Of course, as readers get a bit older, the dolls get creepier. Case in point, the ultimate in creepy doll stories, The Dollhouse: A Ghost Story by Charis Cotter. When Alice heads to a small town where her mom finds work as a live-in nurse to an elderly woman, she discovers a dollhouse in the attic that’s an exact replica of the woman’s house. Soon she wakes to find a girl asleep next to her in her bed – a girl who looks like one of the dolls in the house, and things just get eerier from there.
That may remind you of the godmother of creepy doll books, The Dollhouse Murders by Betty Ren Wright, which is nearly 40 years old! As in Charis Cotter’s book, protagonist Amy begins to believe the dolls and the dollhouse are moving by themselves. And, stranger still, they may be trying to tell her something about how her great-grandparents died. The 35th anniversary edition even has a foreword from scary doll aficionado, R. L. Stine!

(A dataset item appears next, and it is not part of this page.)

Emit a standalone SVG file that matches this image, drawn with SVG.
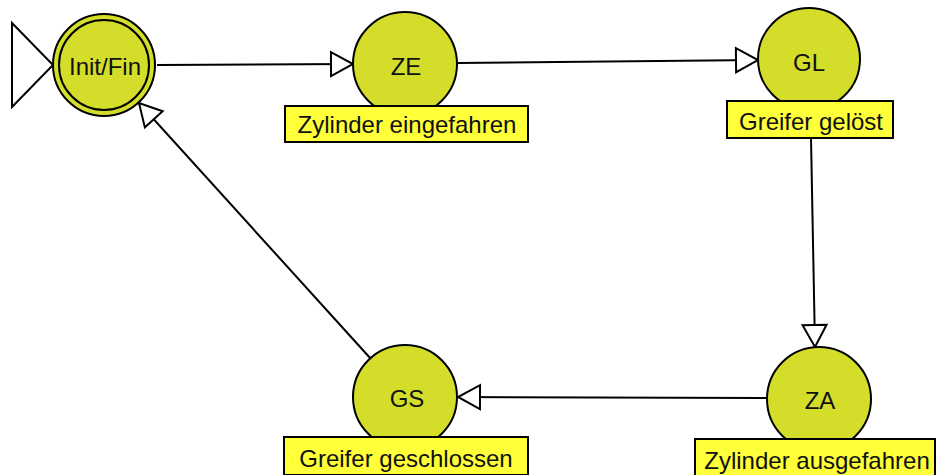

YA tends to not feature as many actual dolls, but we’d be remiss if we didn’t mention Raziel Reid’s over-the-top Barbie-themed satire Kens. At Willows High, a group of tyrannical, handsome gays – the Kens (not unlike their plastic namesakes) – rule over the student populace with Mean Girls-esque verve. Where can uncool queer Tommy Rawlins fit into this dangerous high school hierarchy? When he is given the chance to become the next Ken, should he take it? Is life in plastic really that fantastic?
Older readers often begin to get a taste for fashion design, and what better what to practice that than with Sewing Clothes for Barbie by Annabel Benilan? Readers can sew Barbie 24 stylish outfits, from aerobics outfits to ski wear – and even a mermaid costume (?). Without any knowledge of the behind-the-scenes process, I think it’s safe to say the Barbie film’s costume designer must have used this book as a principal reference.